* THE EXERCISE *
Copy exactly the lines from the start of the material through the line with "from bokeh.resources import INLINE". Pictures stay out of the copy.

Plotting code records
** START **

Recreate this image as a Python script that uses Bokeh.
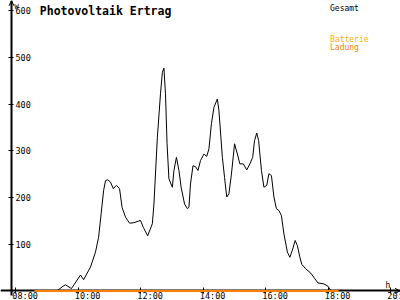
from bokeh.plotting import figure
from bokeh.models import LinearAxis, FixedTicker, Range1d, Label, Arrow, OpenHead, Grid, ColumnDataSource
from bokeh.core.properties import value
from bokeh.embed import file_html
from bokeh.resources import INLINE

# ---------------- data ----------------
gesamt_hours = [9.32, 9.51, 9.59, 9.78, 10.07, 10.17, 10.39, 10.55, 10.65, 10.73,
                10.81, 10.87, 10.94, 11.03, 11.12, 11.22, 11.32, 11.40, 11.51, 11.64,
                11.78, 11.99, 12.08, 12.22, 12.37, 12.42, 12.53, 12.63, 12.69, 12.74,
                12.79, 12.84, 12.90, 13.01, 13.06, 13.14, 13.22, 13.29, 13.40, 13.49,
                13.54, 13.59, 13.67, 13.75, 13.83, 13.91, 14.02, 14.11, 14.18, 14.26,
                14.34, 14.45, 14.50, 14.61, 14.68, 14.75, 14.82, 14.90, 15.00, 15.09,
                15.17, 15.28, 15.39, 15.49, 15.58, 15.64, 15.71, 15.77, 15.86, 15.94,
                16.03, 16.10, 16.18, 16.26, 16.34, 16.42, 16.50, 16.58, 16.69, 16.77,
                16.85, 16.94, 17.01, 17.09, 17.15, 17.28, 17.44, 17.57, 17.67, 17.86,
                17.99, 18.08]
gesamt_watts = [0, 10, 13, 5, 34, 24, 51, 83, 115, 165,
                215, 236, 238, 233, 219, 226, 219, 179, 158, 145,
                146, 151, 136, 118, 144, 186, 329, 422, 468, 477,
                422, 315, 240, 222, 258, 286, 258, 222, 186, 176,
                179, 229, 268, 266, 258, 279, 293, 288, 304, 358,
                393, 411, 386, 286, 243, 201, 208, 250, 315, 293,
                272, 272, 259, 272, 286, 322, 338, 322, 258, 222,
                226, 251, 247, 201, 176, 172, 161, 122, 83, 72,
                87, 108, 97, 72, 57, 47, 38, 26, 17, 15,
                10, 1]
ladung_hours = [8.6, 18.33]
ladung_watts = [0, 0]

x_ticks = [8, 10, 12, 14, 16, 18, 20]
x_tick_labels = ["08:00", "10:00", "12:00", "14:00", "16:00", "18:00", "20:00"]
y_ticks = [100, 200, 300, 400, 500, 600]

title_text = "Photovoltaik Ertrag"
legend_names = ["Gesamt", "Batterie", "Ladung"]
legend_colors = ["black", "#F5B000", "#FF8000"]

# ---------------- layout helpers ----------------
W, H = 400, 300
PX_PER_H = 31.25
X0_PX = 15.3      # pixel of 08:00
Y0_PX = 290.4     # pixel of 0 W
PX_PER_W = 0.467

x_start = 8 - X0_PX / PX_PER_H
x_end = x_start + W / PX_PER_H
y_end = Y0_PX / PX_PER_W
y_start = y_end - H / PX_PER_W


def hx(px):
    return x_start + px / PX_PER_H


def wy(py):
    return y_end - py / PX_PER_W


FONT = "DejaVu Sans Mono"

p = figure(width=W, height=H, x_range=Range1d(x_start, x_end),
           y_range=Range1d(y_start, y_end), output_backend="svg",
           toolbar_location=None, x_axis_location=None, y_axis_location=None,
           min_border=0, outline_line_color=None)
p.background_fill_color = "white"
p.border_fill_color = "white"

xaxis = LinearAxis(fixed_location=0, ticker=FixedTicker(ticks=x_ticks),
                   axis_line_width=2, axis_line_color="black",
                   major_tick_in=3, major_tick_out=3, major_tick_line_color="black",
                   minor_tick_in=0, minor_tick_out=0,
                   major_label_text_color=None)
p.add_layout(xaxis, "below")

yaxis = LinearAxis(fixed_location=hx(11), ticker=FixedTicker(ticks=y_ticks),
                   bounds=(wy(295), y_end),
                   axis_line_width=2, axis_line_color="black",
                   major_tick_in=3, major_tick_out=2, major_tick_line_color="black",
                   minor_tick_in=0, minor_tick_out=0,
                   major_label_standoff=2,
                   major_label_text_font=FONT, major_label_text_font_size="8.5px",
                   major_label_text_color="black")
p.add_layout(yaxis, "right")

for g in p.select(type=Grid):
    g.visible = False

# x tick labels, left-aligned just left of each tick (as in the reference)
xlab = ColumnDataSource(dict(x=x_ticks, y=[0] * len(x_ticks), text=x_tick_labels))
p.text(x="x", y="y", text="text", source=xlab, x_offset=-3.5, y_offset=9.8,
       text_align="left", text_baseline="bottom", text_font=value(FONT),
       text_font_size="8.5px", text_color="black")

p.line(gesamt_hours, gesamt_watts, line_color="black", line_width=1)
r = p.line(ladung_hours, ladung_watts, line_color=legend_colors[2], line_width=2)
r.level = "overlay"

# axis arrows
p.add_layout(Arrow(end=OpenHead(size=5, line_width=1, line_color="black"),
                   x_start=hx(394), y_start=0, x_end=hx(399.5), y_end=0,
                   line_color="black", line_width=1))
p.add_layout(Arrow(end=OpenHead(size=5, line_width=1, line_color="black"),
                   x_start=hx(11), y_start=wy(6), x_end=hx(11), y_end=wy(0.3),
                   line_color="black", line_width=1))

# title
p.add_layout(Label(x=hx(39.3), y=wy(10.2), text=title_text, text_font=FONT,
                   text_font_style="bold", text_font_size="11.5px",
                   text_baseline="alphabetic", text_align="left", text_color="black"))

# units
p.add_layout(Label(x=hx(14), y=wy(6), text="W", text_font=FONT, text_font_size="7px",
                   text_baseline="alphabetic", text_align="left", text_color="black"))
p.add_layout(Label(x=hx(385), y=wy(284.5), text="h", text_font=FONT, text_font_size="8px",
                   text_baseline="alphabetic", text_align="left", text_color="black"))

# legend texts
for name, col, base in zip(legend_names, legend_colors, [7.6, 38.5, 46.6]):
    p.add_layout(Label(x=hx(329.5), y=wy(base), text=name, text_font=FONT,
                       text_font_size="8px", text_baseline="alphabetic",
                       text_align="left", text_color=col))

open("out.html", "w").write(file_html(p, INLINE))
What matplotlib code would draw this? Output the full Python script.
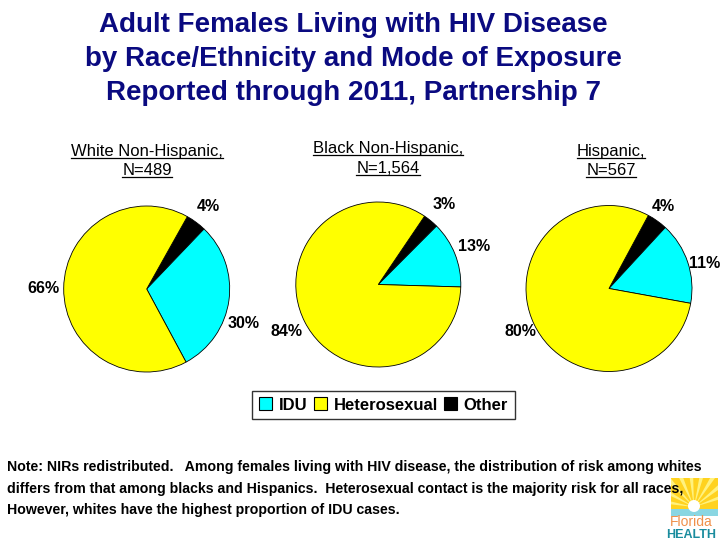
import numpy as np
import matplotlib.pyplot as plt
from matplotlib.patches import Patch, Rectangle, Circle, Polygon
from matplotlib.lines import Line2D

plt.rcParams['font.family'] = ['Liberation Sans', 'DejaVu Sans']

# ---------------- data ----------------
modes = ['IDU', 'Heterosexual', 'Other']
mode_colors = ['#00FFFF', '#FFFF00', '#000000']

groups = ['White Non-Hispanic,', 'Black Non-Hispanic,', 'Hispanic,']
group_n = ['N=489', 'N=1,564', 'N=567']

# wedge order on the pie: Other, IDU, Heterosexual (clockwise)
white_vals = [4, 30, 66]
black_vals = [3, 13, 84]
hisp_vals = [4, 16, 80]
white_labels = ['4%', '30%', '66%']
black_labels = ['3%', '13%', '84%']
hisp_labels = ['4%', '11%', '80%']

title = ('Adult Females Living with HIV Disease\n'
         'by Race/Ethnicity and Mode of Exposure\n'
         'Reported through 2011, Partnership 7')
note_lines = [
    'Note: NIRs redistributed.   Among females living with HIV disease, the distribution of risk among whites',
    'differs from that among blacks and Hispanics.  Heterosexual contact is the majority risk for all races,',
    'However, whites have the highest proportion of IDU cases.',
]

W, H = 720, 540
fig = plt.figure(figsize=(7.2, 5.4), dpi=100)

# overlay axes in pixel coordinates for text / logo
bg = fig.add_axes([0, 0, 1, 1])
bg.set_xlim(0, W)
bg.set_ylim(H, 0)
bg.axis('off')

bg.text(353, 59, title, ha='center', va='center', fontsize=20,
        fontweight='bold', color='#0a0a80', linespacing=1.42)

# ---------------- pies ----------------
# (values, labels, centre x, centre y, radius, start angle, label distance, label angle nudges)
pie_specs = [
    (white_vals, white_labels, 146.7, 289.0, 83.0, 60.7, 1.24, [0, -12, 0]),
    (black_vals, black_labels, 378.3, 284.5, 82.5, 55.9, 1.25, [0, 0, 0]),
    (hisp_vals, hisp_labels, 609.0, 288.5, 83.0, 61.7, 1.19, [2, -4, 0]),
]
order_colors = [mode_colors[2], mode_colors[0], mode_colors[1]]

for vals, labs, cx, cy, r, start, dist, nudges in pie_specs:
    half = 1.5 * r
    ax = fig.add_axes([(cx - half) / W, 1 - (cy + half) / H, 2 * half / W, 2 * half / H])
    wedges, _ = ax.pie(vals, colors=order_colors, startangle=start, counterclock=False,
                       wedgeprops={'edgecolor': 'black', 'linewidth': 0.6})
    ax.set_xlim(-1.5, 1.5)
    ax.set_ylim(-1.5, 1.5)
    ax.set_aspect('equal')
    for w, lab, nd in zip(wedges, labs, nudges):
        a = np.deg2rad((w.theta1 + w.theta2) / 2 + nd)
        ax.text(dist * np.cos(a), dist * np.sin(a), lab, ha='center', va='center',
                fontsize=11.5, fontweight='bold')

# ---------------- group titles (underlined) ----------------
sub_pos = [(147, 151, 170), (388, 148, 168), (611, 151, 170)]
fig.canvas.draw()
rend = fig.canvas.get_renderer()
for (name, n), (sx, y1, y2) in zip(zip(groups, group_n), sub_pos):
    for s, yy in ((name, y1), (n, y2)):
        t = bg.text(sx, yy + 5, s, ha='center', va='baseline', fontsize=12)
        bb = t.get_window_extent(rend)
        bg.add_line(Line2D([bb.x0, bb.x1], [yy + 7, yy + 7], color='black', lw=0.9))

# ---------------- legend ----------------
handles = [Patch(facecolor=c, edgecolor='black', linewidth=0.8) for c in mode_colors]
leg = fig.legend(handles, modes, loc='center', bbox_to_anchor=(383.5 / W, 1 - 405 / H),
                 ncol=3, frameon=True, fancybox=False, edgecolor='black',
                 prop={'weight': 'bold', 'size': 12}, handlelength=0.8, handleheight=0.8,
                 handletextpad=0.4, columnspacing=0.35, borderpad=0.4, borderaxespad=0)
leg.get_frame().set_linewidth(1.0)

# ---------------- note ----------------
for i, line in enumerate(note_lines):
    bg.text(7, 467 + 21.5 * i, line, ha='left', va='center', fontsize=10.2,
            fontweight='bold', zorder=3)

# ---------------- logo ----------------
box = Rectangle((671, 478), 47, 38, facecolor='#FFD21F', edgecolor='none', zorder=0)
bg.add_patch(box)
for ang in np.linspace(20, 170, 9):
    a = np.deg2rad(ang)
    ray = Polygon([[694, 507], [694 + 45 * np.cos(a - 0.06), 507 - 45 * np.sin(a - 0.06)],
                   [694 + 45 * np.cos(a + 0.06), 507 - 45 * np.sin(a + 0.06)]],
                  closed=True, facecolor='#FFF27F', edgecolor='none', zorder=0)
    bg.add_patch(ray)
    ray.set_clip_path(box)
bg.add_patch(Rectangle((671, 509), 47, 7, facecolor='#8AD6E2', edgecolor='none', zorder=0))
bg.add_patch(Circle((694, 506), 6, facecolor='white', edgecolor='none', zorder=0))
bg.text(691, 522, 'Florida', ha='center', va='center', fontsize=10, color='#F0904A', zorder=0)
bg.text(691, 534.5, 'HEALTH', ha='center', va='center', fontsize=9, fontweight='bold',
        color='#1A8C9E', zorder=0)

fig.savefig('out.png', dpi=100)
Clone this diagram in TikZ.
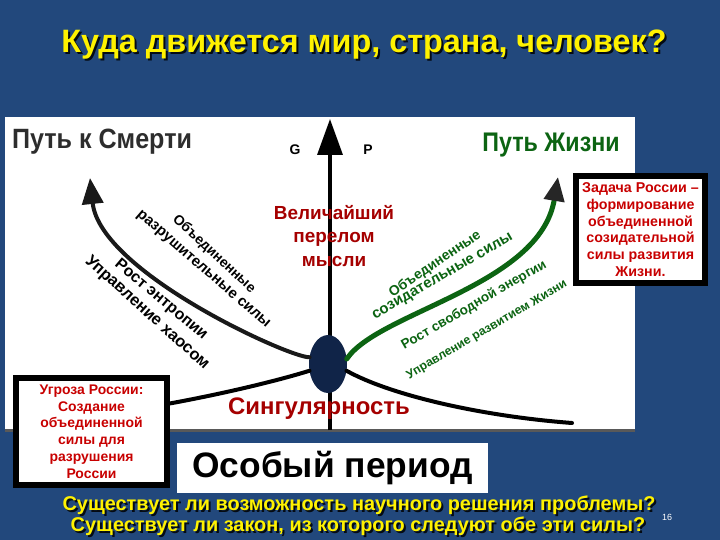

** END **

* FULL OUTPUT *
Recreate this image as a Python script that uses Bokeh.
from bokeh.plotting import figure
from bokeh.models import LinearAxis, FixedTicker, Range1d, Label, Arrow, OpenHead, Grid, ColumnDataSource
from bokeh.core.properties import value
from bokeh.embed import file_html
from bokeh.resources import INLINE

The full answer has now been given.